Yeboah seemed anxious to calm Egdar Davids down; they walk off the pitch with arms around each other's shoulders, Yeboah earnestly advising the younger player, then going to tell Stig Tofting that it might not be necessary to kill Edgar after all.

A lot happened to Leeds United between Tony Yeboah's historic volley against Liverpool in August 1995 and the beginning of their famous Champions League campaign.

But five years and a month after his big night at Elland Road, on the same night that Leeds were starting the group stage by losing 4-0 to Barcelona, Yeboah was also beginning his own Champions League career, starting in attack for Hamburg at home to Juventus.

Yeboah joined Hamburg from Leeds after his unseemly spat with George Graham made 1996/97 an unpleasant ending to a glorious chapter in West Yorkshire. Graham wasn't believing Yeboah's claims that injuries were causing his lack of fitness; it might have been true, but it bore more of Graham's mark, a way of sidelining a player he didn't want.

Seven appearances under Graham brought no goals, although that was in keeping with the rest of the team. But in the equally low scoring reserves — they managed 29 in 24 matches — he scored seven in nine, four of them coming after the shirt-chucking tantrum at Tottenham that ended his first team Leeds career.

The first season in Hamburg only brought three in 23, but after that Yeboah recovered his touch, scoring sixteen in 1998/99 then twelve in 1999/00, as Hamburg secured their first qualification for the Champions League since being knocked out of the old European Cup, as holders, by Dinamo București in the second round in 1983/84. Time must have been catching up with him — I don't always enjoy the cliché about African players disguising their age, but there was something too neat about Yeboah's passport giving his birthdate as 6/6/1966. But if 34 was his true age, it still made him a late entrant to Europe's elite competition.

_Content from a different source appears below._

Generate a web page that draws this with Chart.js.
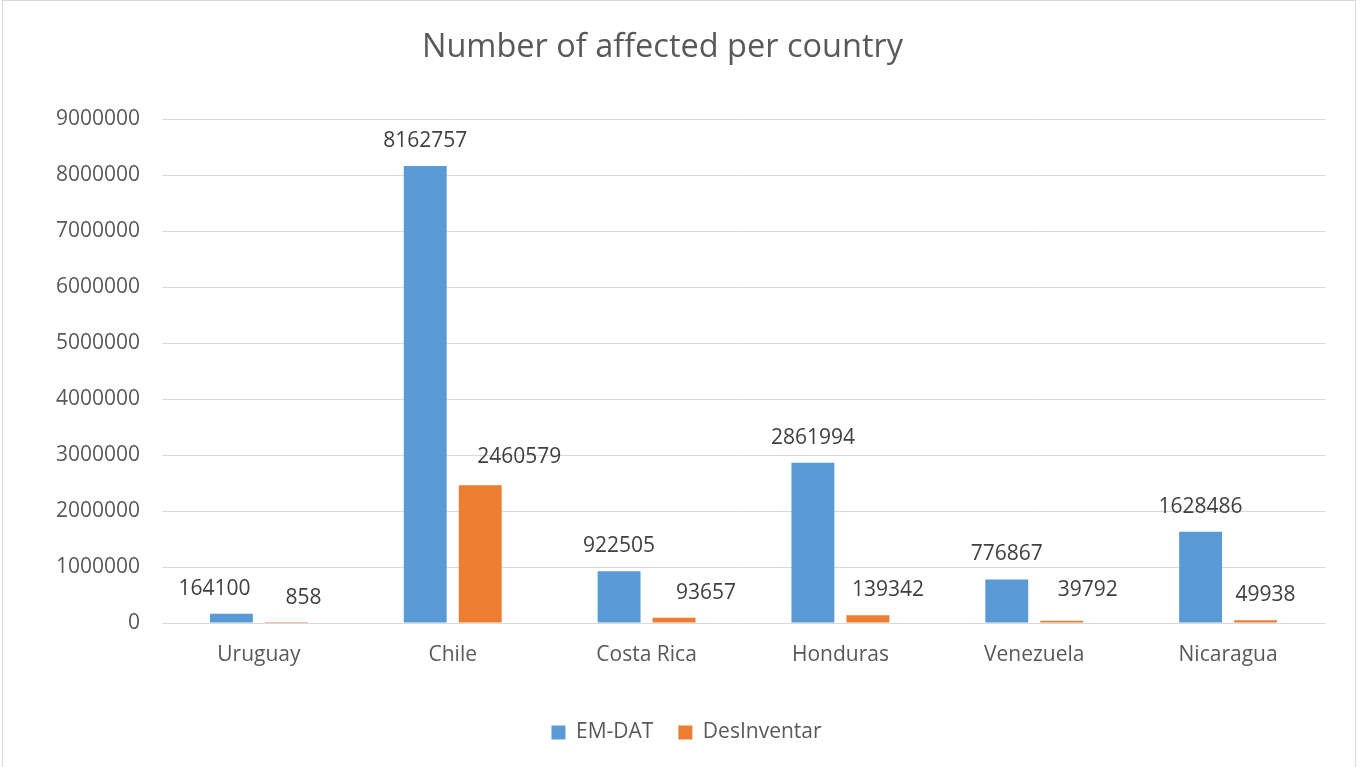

While Leeds were bringing on Tony Hackworth in attack as their depleted squad struggled in the Nou Camp, Hamburg had a daunting task of their own against Carlo Ancelotti's Juventus. The Germans had Stig Tofting on their bench, a lowbrow defensive midfielder who occupies more space in my memory than fourteen games in the Premier League for Bolton should give him — perhaps I remember his time there being cut short when he was sent to prison for headbutting a Danish cafe-owner — and they had to bringing him on in the first half. Juventus had David Trezeguet among their substitutes, kept out of the game by their starting front three: Alessandro Del Piero, Filippo Inzaghi and Zinedine Zidane. Edwin van der Sar was the goalkeeper; Edgar Davids patrolled midfield.